Perlu penelitian siklon di Indonesia
Indonesia membutuhkan pemahaman baru terhadap siklon agar dapat bersiap menghadapi risiko serangan berikutnya dan menghindarkan korban dan kerusakan yang makin parah.
Santoso mengatakan hal ini hanya bisa dilakukan dengan terobosan penelitian untuk memahami dinamika siklon yang kini mungkin berubah.
"Penelitian bagaimana siklon berbentuk dan berevolusi di kelautan Indonesia, dan dampaknya: curah hujan, tanah longsor, gelombang badai, erosi pantai, banjir... semuanya diperkuat oleh kenaikan permukaan laut dan penurunan tanah," kata Santoso.
Idealnya, penelitian ini dapat menunjukkan pemodelan siklon resolusi tinggi, mengetahui hal-ihwal mengenai gelombang badai di kota-kota pesisir besar, studi interaksi siklon dengan topografi kepulauan serta melakukan integrasi risiko siklon dalam rencana tata ruang dan bangunan, terutama di wilayah berisiko.

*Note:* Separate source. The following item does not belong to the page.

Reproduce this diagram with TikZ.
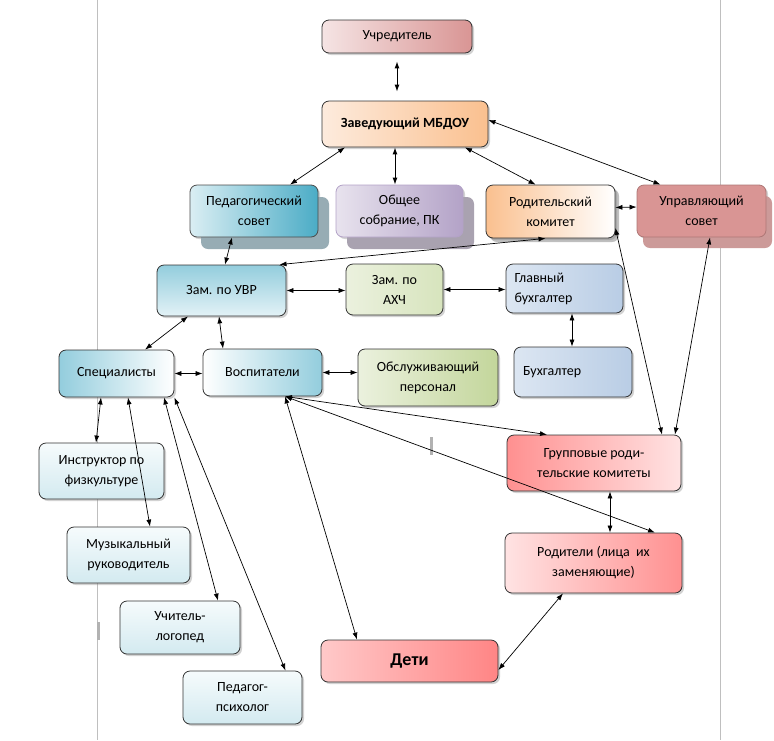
\documentclass[tikz,border=0pt]{standalone}
\usepackage{fontspec}
\setmainfont{Carlito}
\usepackage{xcolor}
\usepackage{tikz}
\usetikzlibrary{arrows.meta, shadows}
\definecolor{rosedark}{HTML}{D99594}
\definecolor{roselight}{HTML}{F5E4E4}
\definecolor{peachdark}{HTML}{FAC08F}
\definecolor{peachlight}{HTML}{FDEBDD}
\definecolor{tealdark}{HTML}{4BACC6}
\definecolor{teallight}{HTML}{DAEEF3}
\definecolor{tealshade}{HTML}{97ACB4}
\definecolor{lilacdark}{HTML}{B3A2C7}
\definecolor{lilaclight}{HTML}{E8E3EE}
\definecolor{lilacshade}{HTML}{A9A2B0}
\definecolor{roseshade}{HTML}{CC9A99}
\definecolor{skydark}{HTML}{93CDDD}
\definecolor{skylight}{HTML}{E3F2F6}
\definecolor{olivelight}{HTML}{EBF1DE}
\definecolor{olivemid}{HTML}{D7E4BD}
\definecolor{olivedark}{HTML}{C3D69B}
\definecolor{steellight}{HTML}{DCE6F2}
\definecolor{steeldark}{HTML}{B9CDE5}
\definecolor{reddark}{HTML}{FF9090}
\definecolor{redlight}{HTML}{FFE3E3}
\definecolor{redkids}{HTML}{FF8585}
\definecolor{redkidslight}{HTML}{FFC9C9}
\definecolor{icelight}{HTML}{F6FBFC}
\definecolor{icedark}{HTML}{D3EAF0}
\tikzset{
  box/.style={draw=black!80, line width=0.8pt, rounded corners=7pt, align=center,
    inner sep=2pt, font=\fontsize{14}{20}\selectfont,
    drop shadow={shadow xshift=2pt, shadow yshift=-2pt, opacity=.35}},
  bigshadow/.style={drop shadow={shadow xshift=11pt, shadow yshift=-12pt,
    opacity=1, fill=#1}},
  arr/.style={{Latex[length=7pt,width=5pt]}-{Latex[length=7pt,width=5pt]}, line width=0.7pt},
  margin/.style={draw=black!25, line width=0.8pt}
}
\begin{document}
\begin{tikzpicture}[x=1pt, y=-1pt]
  \useasboundingbox[fill=white] (0,0) rectangle (774,740);
  % page margins
  \draw[margin] (97,0) -- (97,740);
  \draw[margin] (720,0) -- (720,740);
  \fill[black!30] (429.5,437) rectangle (432.5,455);
  \fill[black!30] (96.5,622) rectangle (99.5,640);

  % top
  \node[box, minimum width=150, minimum height=33, left color=roselight, right color=rosedark]
    (uch) at (397,36.5) {Учредитель};
  \node[box, minimum width=166, minimum height=46, left color=peachlight, right color=peachdark]
    (zav) at (405,124) {\textbf{Заведующий МБДОУ}};

  % councils
  \node[box, bigshadow=tealshade, draw=black!70, minimum width=128, minimum height=52,
        left color=teallight, right color=tealdark] (ped) at (254,211) {Педагогический\\совет};
  \node[box, bigshadow=lilacshade, draw=lilacdark, minimum width=127, minimum height=52,
        left color=lilaclight, right color=lilacdark] (obs) at (399.5,211) {Общее\\собрание, ПК};
  \node[box, minimum width=129, minimum height=53, left color=peachdark, right color=white,
        drop shadow={shadow xshift=4pt, shadow yshift=-4pt, opacity=.5}]
    (rod) at (550.5,211.5) {Родительский\\комитет};
  \node[box, draw=rosedark!80!black, minimum width=129, minimum height=52,
        drop shadow={shadow xshift=6pt, shadow yshift=-11pt, opacity=1, fill=roseshade},
        left color=rosedark, middle color=roselight, right color=rosedark]
    (upr) at (701.5,211) {Управляющий\\совет};

  % deputies
  \node[box, minimum width=129, minimum height=51, top color=skydark, bottom color=skylight]
    (uvr) at (221.5,290.5) {Зам. по УВР};
  \node[box, minimum width=97, minimum height=51, left color=olivelight, right color=olivemid]
    (ahc) at (394.5,289.5) {Зам. по\\АХЧ};
  \node[box, minimum width=117, minimum height=49, left color=steellight, right color=steeldark,
        align=left, text width=100] (glb) at (564.5,288.5) {Главный\\бухгалтер};
  \node[box, minimum width=118, minimum height=50, left color=steellight, right color=steeldark,
        align=left, text width=100] (buh) at (573,372) {Бухгалтер};

  % staff
  \node[box, minimum width=115, minimum height=47, left color=skydark, right color=white]
    (spc) at (116.5,373.5) {Специалисты};
  \node[box, minimum width=119, minimum height=47, left color=white, right color=skydark]
    (vos) at (262.5,372.5) {Воспитатели};
  \node[box, minimum width=140, minimum height=57, left color=olivelight, right color=olivedark]
    (obp) at (428,377.5) {Обслуживающий\\персонал};

  % parents and children
  \node[box, minimum width=174, minimum height=56, left color=reddark, right color=redlight]
    (grk) at (594,463) {Групповые роди-\\тельские комитеты};
  \node[box, minimum width=177, minimum height=60, left color=redlight, right color=reddark]
    (rdl) at (593.5,563) {Родители (лица~~их\\заменяющие)};
  \node[box, minimum width=177, minimum height=42, left color=redkidslight, right color=redkids,
        font=\fontsize{18}{22}\selectfont\bfseries] (det) at (409.5,661) {Дети};

  % specialists
  \node[box, minimum width=125, minimum height=56, top color=icelight, bottom color=icedark]
    (ins) at (101.5,471) {Инструктор по\\физкультуре};
  \node[box, minimum width=123, minimum height=56, top color=icelight, bottom color=icedark]
    (muz) at (128.5,555) {Музыкальный\\руководитель};
  \node[box, minimum width=120, minimum height=53, top color=icelight, bottom color=icedark]
    (lgp) at (180,627.5) {Учитель-\\логопед};
  \node[box, minimum width=119, minimum height=53, top color=icelight, bottom color=icedark]
    (psi) at (242.5,697.5) {Педагог-\\психолог};

  % connectors
  \draw[arr, line width=1pt] ([yshift=-8pt]uch.south) -- ([xshift=-8pt,yshift=9pt]zav.north);
  \draw[arr] ([xshift=-60pt]zav.south) -- ([xshift=36pt]ped.north);
  \draw[arr, line width=1pt] ([xshift=-10pt]zav.south) -- ([xshift=-4.5pt]obs.north);
  \draw[arr] ([xshift=60pt]zav.south) -- ([xshift=-15pt]rod.north);
  \draw[arr] ([yshift=4pt]zav.east) -- ([xshift=-41pt]upr.north);
  \draw[arr] ([yshift=4pt]rod.east) -- ([yshift=4pt]upr.west);
  \draw[arr] ([xshift=-22pt]ped.south) -- ([xshift=3.5pt]uvr.north);
  \draw[arr] ([xshift=58pt]uvr.north) -- ([xshift=-5pt]rod.south);
  \draw[arr] (uvr.east) -- (uvr.east -| ahc.west);
  \draw[arr] (ahc.east) -- (ahc.east -| glb.west);
  \draw[arr] ([xshift=7.5pt]glb.south) -- ([xshift=-1pt]buh.north);
  \draw[arr] ([xshift=-33.5pt]uvr.south) -- ([xshift=28.5pt]spc.north);
  \draw[arr] ([xshift=-2.5pt]uvr.south) -- ([xshift=-39.5pt]vos.north);
  \draw[arr] (spc.east) -- (spc.east -| vos.west);
  \draw[arr] (vos.east) -- (vos.east -| obp.west);
  \draw[arr] ([xshift=-15.5pt]spc.south) -- ([xshift=-5.5pt]ins.north);
  \draw[arr] ([xshift=11.5pt]spc.south) -- ([xshift=21.5pt]muz.north);
  \draw[arr] ([xshift=47.5pt]spc.south) -- ([xshift=38pt]lgp.north);
  \draw[arr] (spc.south east) -- ([xshift=43pt]psi.north);
  \draw[arr] ([xshift=22.5pt]vos.south) -- ([xshift=-47pt]grk.north);
  \draw[arr] ([xshift=22.5pt]vos.south) -- ([xshift=61.5pt]rdl.north);
  \draw[arr] ([xshift=22.5pt]vos.south) -- ([xshift=-52.5pt]det.north);
  \draw[arr] ([yshift=-16.5pt]rod.east) -- ([xshift=68pt]grk.north);
  \draw[arr] ([xshift=8.5pt]upr.south) -- ([xshift=81pt]grk.north);
  \draw[arr] ([xshift=16pt]grk.south) -- ([xshift=16.5pt]rdl.north);
  \draw[arr] ([xshift=-30.5pt]rdl.south) -- ([yshift=-9pt]det.east);
\end{tikzpicture}
\end{document}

Santoso juga menekankan pentingnya membangun ketahanan sosial sebagai fondasi adaptasi masyarakat. Tujuannya adalah meningkatkan pengetahuan masyarakat tentang perubahan iklim dan dampaknya, agar memperkecil risiko bencana alam.

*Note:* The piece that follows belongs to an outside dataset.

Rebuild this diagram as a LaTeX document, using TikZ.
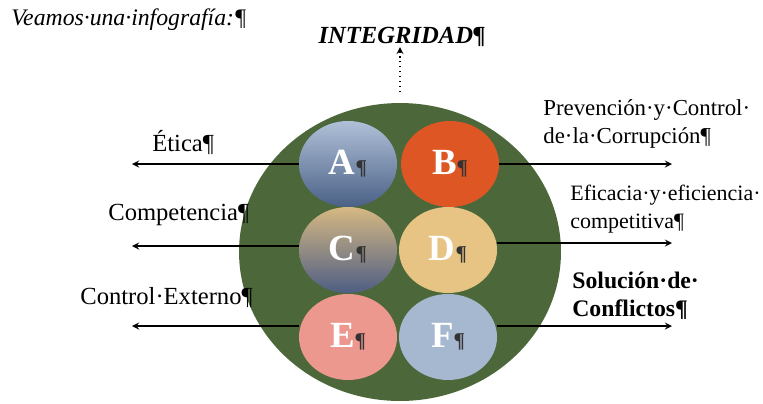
\documentclass[tikz,border=0pt]{standalone}
\usepackage{fontspec}
\setmainfont{Liberation Serif}
\usetikzlibrary{positioning,arrows,shapes}

\definecolor{coregreen}{RGB}{76,104,58}
\definecolor{aTop}{RGB}{176,192,216}
\definecolor{aBot}{RGB}{74,97,134}
\definecolor{bFill}{RGB}{222,86,36}
\definecolor{cTop}{RGB}{214,184,130}
\definecolor{cBot}{RGB}{78,94,132}
\definecolor{dFill}{RGB}{232,196,132}
\definecolor{eFill}{RGB}{236,152,142}
\definecolor{fFill}{RGB}{166,183,208}

\begin{document}
\begin{tikzpicture}[x=0.02cm, y=-0.02cm,
    letter/.style={ellipse, minimum width=1.96cm, minimum height=1.72cm, inner sep=0pt, text=white, font=\fontsize{21}{23}\selectfont\bfseries},
    lbl/.style={align=left, inner sep=0pt, font=\fontsize{14}{16}\selectfont},
    rlbl/.style={lbl, font=\fontsize{13}{16}\selectfont},
    arrow/.style={->, >=stealth, thick}
]
    \useasboundingbox (0,0) rectangle (763,403);

    \node[lbl, anchor=west, font=\fontsize{13.5}{15}\selectfont\itshape] (title) at (11,20) {Veamos·una·infografía:¶};
    \node[lbl, font=\fontsize{14}{15}\selectfont\bfseries\itshape] (integ) at (402,37) {INTEGRIDAD¶};

    \node[ellipse, fill=coregreen, minimum width=6.44cm, minimum height=5.96cm] (core) at (400,252) {};

    \node[letter, top color=aTop, bottom color=aBot] (A) at (348,164) {A\textcolor{black!80}{\fontsize{12}{12}\selectfont ¶}};
    \node[letter, fill=bFill] (B) at (450,164) {B\textcolor{black!80}{\fontsize{12}{12}\selectfont ¶}};
    \node[letter, top color=cTop, bottom color=cBot] (C) at (348,250) {C\textcolor{black!80}{\fontsize{12}{12}\selectfont ¶}};
    \node[letter, fill=dFill] (D) at (448,250) {D\textcolor{black!80}{\fontsize{12}{12}\selectfont ¶}};
    \node[letter, fill=eFill] (E) at (348,337) {E\textcolor{black!80}{\fontsize{12}{12}\selectfont ¶}};
    \node[letter, fill=fFill] (F) at (448,337) {F\textcolor{black!80}{\fontsize{12}{12}\selectfont ¶}};

    % labels
    \node[lbl, anchor=west] (etica) at (152,142) {Ética¶};
    \node[lbl, anchor=west] (compet) at (108,215) {Competencia¶};
    \node[lbl, anchor=west] (control) at (80,298) {Control·Externo¶};
    \node[rlbl, anchor=west] (prev) at (543,124) {Prevención·y·Control·\\de·la·Corrupción¶};
    \node[rlbl, anchor=west, font=\fontsize{12.5}{16}\selectfont] (efic) at (570,209) {Eficacia·y·eficiencia·\\competitiva¶};
    \node[rlbl, anchor=west, font=\fontsize{13.5}{16}\selectfont\bfseries] (soluc) at (572,296) {Solución·de·\\Conflictos¶};

    \coordinate (a-end) at (132,164);
    \coordinate (c-end) at (132,246);
    \coordinate (e-end) at (132,326);
    \coordinate (b-end) at (672,164);
    \coordinate (d-end) at (672,243);
    \coordinate (f-end) at (672,326);
    \coordinate (core-top) at (400,92);

    \draw[arrow] (A.west) -- (a-end);
    \draw[arrow] (C.west |- c-end) -- (c-end);
    \draw[arrow] (E.west |- e-end) -- (e-end);
    \draw[arrow] (B.east) -- (b-end);
    \draw[arrow] (D.east |- d-end) -- (d-end);
    \draw[arrow] (F.east |- f-end) -- (f-end);
    \draw[arrow, dotted] (core-top) -- (integ.south -| core-top);
\end{tikzpicture}
\end{document}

Langkah-langkah konkret dan mudah dimengerti publik perlu digalakkan seperti membersihkan saluran air, melawan pembalakan hutan, menjaga hutan bakau sebagai pelindung alami pesisir, dan mengurangi penurunan muka tanah di kota-kota pesisir.

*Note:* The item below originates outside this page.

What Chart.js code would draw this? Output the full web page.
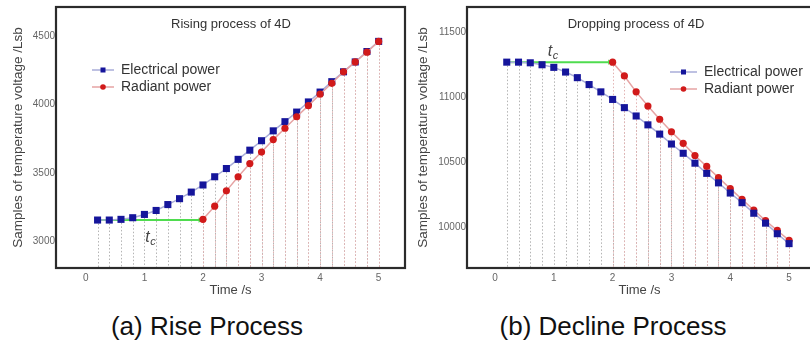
<!DOCTYPE html>
<html>
<head>
<meta charset="utf-8">
<script src="https://cdn.jsdelivr.net/npm/chart.js@4.4.0/dist/chart.umd.min.js"></script>
<style>
  html, body { margin: 0; padding: 0; background: #fff; overflow: hidden; width: 810px; height: 354px; }
  #wrapA { position: absolute; left: 0; top: 0; width: 410px; height: 300px; }
  #wrapB { position: absolute; left: 400px; top: 0; width: 420px; height: 300px; }
  .cap { position: absolute; top: 311px; font-family: Arial, 'Liberation Sans', sans-serif; font-size: 26px;
         color: #111; white-space: nowrap; transform: translateX(-50%); }
</style>
</head>
<body>
<div id="wrapA"><canvas id="rise"></canvas></div>
<div id="wrapB"><canvas id="drop"></canvas></div>
<div class="cap" style="left:207px">(a) Rise Process</div>
<div class="cap" style="left:613px">(b) Decline Process</div>
<script>
'use strict';

// sample times (s)
const times = [0.2, 0.4, 0.6, 0.8, 1.0, 1.2, 1.4, 1.6, 1.8, 2.0, 2.2, 2.4, 2.6,
               2.8, 3.0, 3.2, 3.4, 3.6, 3.8, 4.0, 4.2, 4.4, 4.6, 4.8, 5.0];
const radiantTimes = [2.0, 2.2, 2.4, 2.6, 2.8, 3.0, 3.2, 3.4, 3.6, 3.8, 4.0,
                      4.2, 4.4, 4.6, 4.8, 5.0];
const xTicks = [0, 1, 2, 3, 4, 5];

// (a) rising process
const riseElectrical = [3155, 3155, 3160, 3172, 3196, 3225, 3268, 3311, 3359, 3411, 3471, 3531, 3598,
                        3665, 3734, 3806, 3873, 3943, 4017, 4089, 4165, 4237, 4309, 4385, 4459];
const riseRadiant = [3160, 3256, 3368, 3471, 3567, 3651, 3742, 3825, 3909, 3990, 4074,
                     4153, 4237, 4309, 4380, 4459];
const riseDelayTimes = [0.2, 1.95];
const riseDelay = [3155, 3155];
const riseYTicks = [3000, 3500, 4000, 4500];

// (b) dropping process
const dropElectrical = [11267, 11267, 11262, 11247, 11227, 11191, 11148, 11095, 11039, 10981, 10918, 10854, 10786,
                        10715, 10639, 10568, 10492, 10414, 10341, 10263, 10189, 10108, 10032, 9951, 9875];
const dropRadiant = [11267, 11161, 11039, 10930, 10829, 10733, 10644, 10551, 10467, 10381, 10297,
                     10214, 10133, 10051, 9976, 9900];
const dropDelayTimes = [0.2, 1.95];
const dropDelay = [11267, 11267];
const dropYTicks = [10000, 10500, 11000, 11500];

const FONT = "Arial, 'Liberation Sans', sans-serif";
const toXY = (xs, ys) => xs.map((x, i) => ({x: x, y: ys[i]}));

// dotted drop lines from every sample down to the axis
const dropLines = {
  id: 'dropLines',
  beforeDatasetsDraw(chart) {
    const {ctx, chartArea} = chart;
    ctx.save();
    ctx.lineWidth = 1;
    ctx.setLineDash([1.5, 2]);
    chart.data.datasets.forEach((ds, i) => {
      if (!ds.dropColor) return;
      ctx.strokeStyle = ds.dropColor;
      chart.getDatasetMeta(i).data.forEach(pt => {
        const x = Math.round(pt.x) + 0.5;
        ctx.beginPath();
        ctx.moveTo(x, pt.y);
        ctx.lineTo(x, chartArea.bottom);
        ctx.stroke();
      });
    });
    ctx.restore();
  }
};

// frame, inner title, t_c label and the legend
const decor = {
  id: 'decor',
  afterDraw(chart, args, opts) {
    const {ctx, chartArea, scales} = chart;
    ctx.save();
    ctx.strokeStyle = '#2b2b2b';
    ctx.lineWidth = 2.2;
    ctx.strokeRect(chartArea.left, chartArea.top, chartArea.right - chartArea.left, chartArea.bottom - chartArea.top);

    ctx.fillStyle = '#333';
    ctx.font = '13px ' + FONT;
    ctx.textAlign = 'center';
    ctx.textBaseline = 'middle';
    ctx.fillText(opts.title, opts.titleX, opts.titleY);

    // t_c
    const tx = scales.x.getPixelForValue(opts.tc[0]);
    const ty = scales.y.getPixelForValue(opts.tc[1]);
    ctx.textAlign = 'left';
    ctx.font = 'italic 16px ' + FONT;
    ctx.fillStyle = '#444';
    ctx.fillText('t', tx - 5, ty);
    ctx.font = 'italic 11px ' + FONT;
    ctx.fillText('c', tx, ty + 5);

    // legend: line + marker + label
    const items = chart.data.datasets.filter(d => d.legend);
    items.sort((a, b) => a.legend - b.legend);
    items.forEach((ds, i) => {
      const y = opts.legendY + i * 17;
      const x0 = opts.legendX;
      const mx = x0 + opts.sampleLen / 2;
      ctx.strokeStyle = ds.borderColor;
      ctx.lineWidth = 1.5;
      ctx.beginPath();
      ctx.moveTo(x0, y);
      ctx.lineTo(x0 + opts.sampleLen, y);
      ctx.stroke();
      ctx.fillStyle = ds.pointBackgroundColor;
      if (ds.pointStyle === 'rect') {
        ctx.fillRect(mx - 2.5, y - 2.5, 5, 5);
      } else {
        ctx.beginPath();
        ctx.arc(mx, y, 2.8, 0, Math.PI * 2);
        ctx.fill();
      }
      ctx.fillStyle = '#333';
      ctx.font = '14px ' + FONT;
      ctx.fillText(ds.label, x0 + opts.sampleLen + 7, y);
    });
    ctx.restore();
  }
};

function makeChart(id, cfg) {
  const ctx = document.getElementById(id).getContext('2d');
  return new Chart(ctx, {
    type: 'line',
    data: {
      datasets: [
        {
          label: 'Electrical power', legend: 1,
          data: toXY(times, cfg.electrical),
          borderColor: '#a9add9', borderWidth: 1.5,
          pointStyle: 'rect', pointRadius: 5, pointBorderWidth: 0,
          pointBackgroundColor: '#15159b', pointBorderColor: '#15159b',
          dropColor: '#b4b4b4', order: cfg.electricalOrder
        },
        {
          label: 'Radiant power', legend: 2,
          data: toXY(radiantTimes, cfg.radiant),
          borderColor: '#e6a3a3', borderWidth: 1.5,
          pointStyle: 'circle', pointRadius: 3.6, pointBorderWidth: 0,
          pointBackgroundColor: '#d11a1a', pointBorderColor: '#d11a1a',
          dropColor: '#e2b2b2', order: cfg.radiantOrder
        },
        {
          label: 'delay',
          data: toXY(cfg.delayTimes, cfg.delay),
          borderColor: '#4fdc4f', borderWidth: 2,
          pointStyle: 'triangle', pointRotation: 90,
          pointRadius: [0, 3], pointBackgroundColor: '#4fdc4f', pointBorderWidth: 0,
          order: 5
        }
      ]
    },
    options: {
      animation: false,
      responsive: true,
      maintainAspectRatio: false,
      layout: {padding: {left: 0, top: 5, right: cfg.padRight, bottom: 0}},
      plugins: {
        legend: {display: false},
        tooltip: {enabled: false},
        decor: cfg.decor
      },
      scales: {
        x: {
          type: 'linear', min: cfg.xMin, max: cfg.xMax,
          afterBuildTicks: s => { s.ticks = xTicks.map(v => ({value: v})); },
          afterFit: s => { s.height = 32; },
          grid: {display: false, drawTicks: false},
          border: {display: false},
          ticks: {color: '#666', font: {family: FONT, size: 10}, padding: 4, callback: v => String(v)},
          title: {display: true, text: 'Time /s', color: '#444', font: {family: FONT, size: 13},
                  padding: {top: 0, bottom: 2}}
        },
        y: {
          type: 'linear', min: cfg.yMin, max: cfg.yMax,
          afterBuildTicks: s => { s.ticks = cfg.yTicks.map(v => ({value: v})); },
          afterFit: s => { s.width = cfg.yWidth; },
          grid: {display: false, drawTicks: false},
          border: {display: false},
          ticks: {color: '#666', font: {family: FONT, size: 10}, padding: 1, callback: v => String(v)},
          title: {display: true, text: 'Samples of temperature voltage /Lsb', color: '#444',
                  font: {family: FONT, size: 13.5}, padding: {top: cfg.yTitlePad, bottom: 0}}
        }
      }
    },
    plugins: [dropLines, decor]
  });
}

makeChart('rise', {
  electrical: riseElectrical, radiant: riseRadiant,
  delayTimes: riseDelayTimes, delay: riseDelay,
  electricalOrder: 2, radiantOrder: 1,
  xMin: -0.51, xMax: 5.45, yMin: 2805, yMax: 4710, yTicks: riseYTicks,
  yWidth: 56, yTitlePad: 10, padRight: 5,
  decor: {title: 'Rising process of 4D', titleX: 231, titleY: 24, tc: [1.1, 3030],
          legendX: 92, legendY: 70, sampleLen: 22}
});

makeChart('drop', {
  electrical: dropElectrical, radiant: dropRadiant,
  delayTimes: dropDelayTimes, delay: dropDelay,
  electricalOrder: 1, radiantOrder: 2,
  xMin: -0.476, xMax: 5.39, yMin: 9688, yMax: 11690, yTicks: dropYTicks,
  yWidth: 67, yTitlePad: 15, padRight: 8,
  decor: {title: 'Dropping process of 4D', titleX: 236, titleY: 24, tc: [0.98, 11350],
          legendX: 270, legendY: 72, sampleLen: 27}
});
</script>
</body>
</html>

Dengan kata lain, adaptasi terhadap siklon dan perubahan iklim secara keseluruhan bukan hanya soal infrastruktur mahal, tetapi perubahan perilaku dan tata kelola lingkungan.
Tiga provinsi di Sumatra luluh lantak akibat Siklon Senyar yakni Aceh, Sumatera Utara dan Sumatera Barat. Daya rusak siklon makin diperparah dengan rusaknya kawasan hutan.
Akibatnya, siklon memicu banjir bandang dan tanah longsor. Infrastruktur lumpuh di banyak tempat. Banyak wilayah terisolasi. Bantuan terhambat dan korban bencana terancam kelaparan.
Data hingga Sabtu (6/12) pagi, tercatat 867 orang tewas dan 521 lainnya belum ditemukan. Ribuan rumah penduduk, bangunan serta infrastruktur seperti jalan dan jembatan hancur. Kerugian diperkirakan mencapai ratusan triliun.
Terkait dugaan deforestasi, penegak hukum saat ini tengah mengusut kasusnya. Perizinan perusahaan juga mulai ditinjau ulang pemerintah.